Like I said, we have a lot of work to do. Fortunately, we have the right philosophy with which to do it.

Biddle: Indeed, we do.

If you could choose a one-sentence reminder that would show up on the personal to-do list of every Objectivist each day moving forward, what would it be?

Brown: I’ll give you my favorite and very well-known activist adage, which comes from Ayn Rand herself: “Anyone who fights for the future, lives in it today.” If you think about what that means, psychologically and existentially, it can be enormously motivating.

Biddle: That’s one of my favorites, too. And the future is a beautiful place to be.

What are the top three ways that people can help you and ARI to do your best work toward accomplishing your goals and spreading Rand’s ideas?

Brown: First, give us feedback. Call us, email us, talk to us at conferences and gatherings. Let us know what you think of our efforts and programs. Let us know whether you think we’re providing valuable content and resources. What are we doing that you think is effective? Where do you think we’re failing or falling short? What can we do to improve?

Second, if you think we have provided value to you—if we’ve earned your support—then contribute to ARI to the extent you think appropriate. Don’t worry if it is not very much. We want to earn your support and then maintain a relationship with you so we can hear what you think, and so we can measure, understand, and improve ARI’s impact.
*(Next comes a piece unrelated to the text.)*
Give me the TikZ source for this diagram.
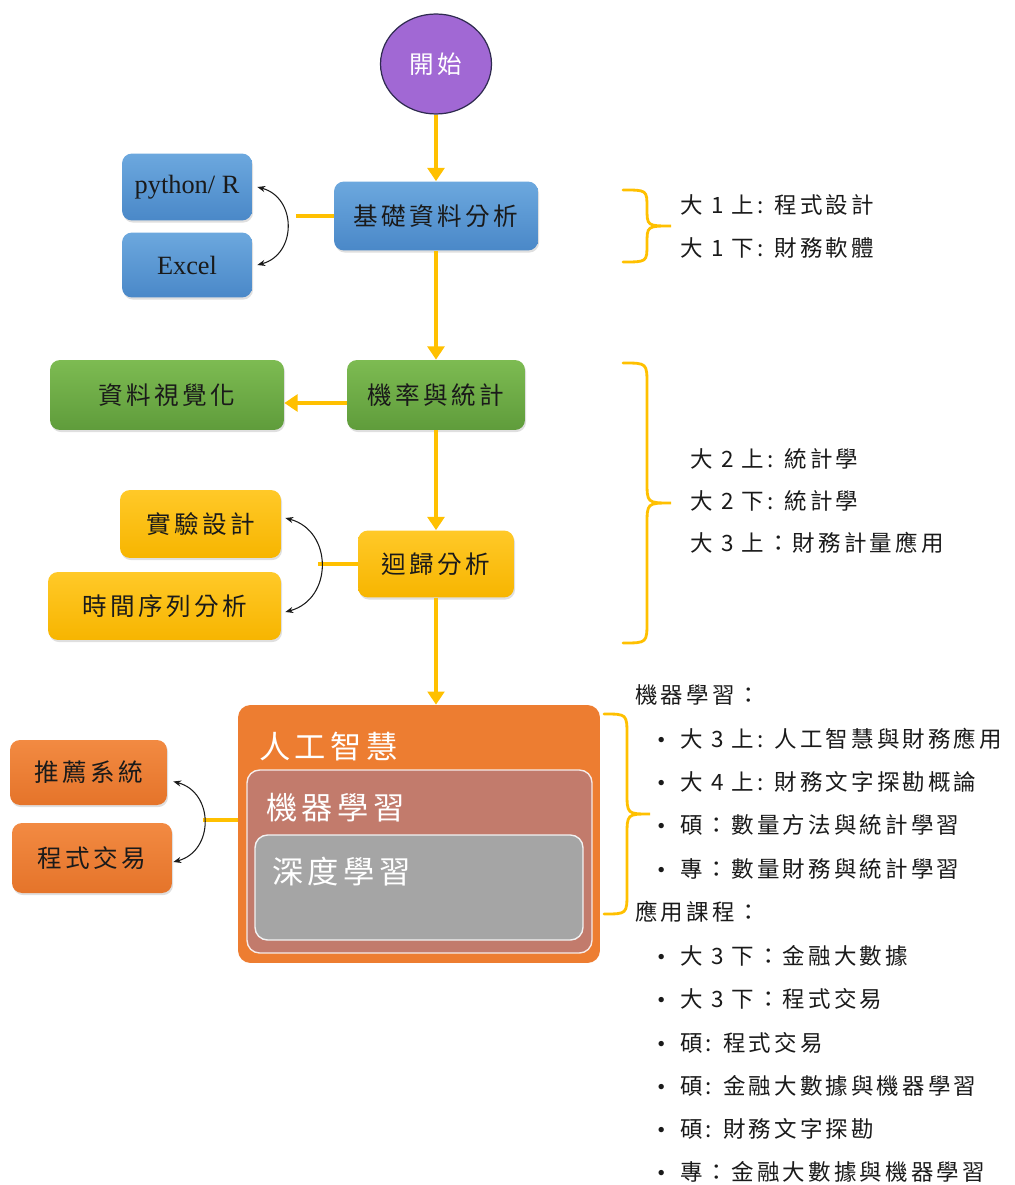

Third—and very important—start or continue your own program of self-improvement and intellectual activism. ARI provides lots of ways to help you do that: books, online courses, daily blogs, podcasts, conferences, and direct conversations with our intellectuals and staff. We are here to help and to facilitate in any way we can, but it is your ideas and efforts that improve your life and can help change the culture.

It will take a whole generation of new intellectual activists to create the cultural Renaissance we all long for. We want to reach the day when the work currently done by the Ayn Rand Institute will no longer be necessary. We want ultimately to become the place that simply showcases the work of the philosopher whose ideas saved the world by teaching individuals to live fully rationally.

Biddle: I love that vision.

Thank you again for your time, Jim. And thank you for all that you’re doing toward creating a future of reason, egoism, and capitalism. I think Rand would be delighted to see you at the helm of the Institute that bears her name.

Brown: That’s a great compliment, and I promise to live up to it!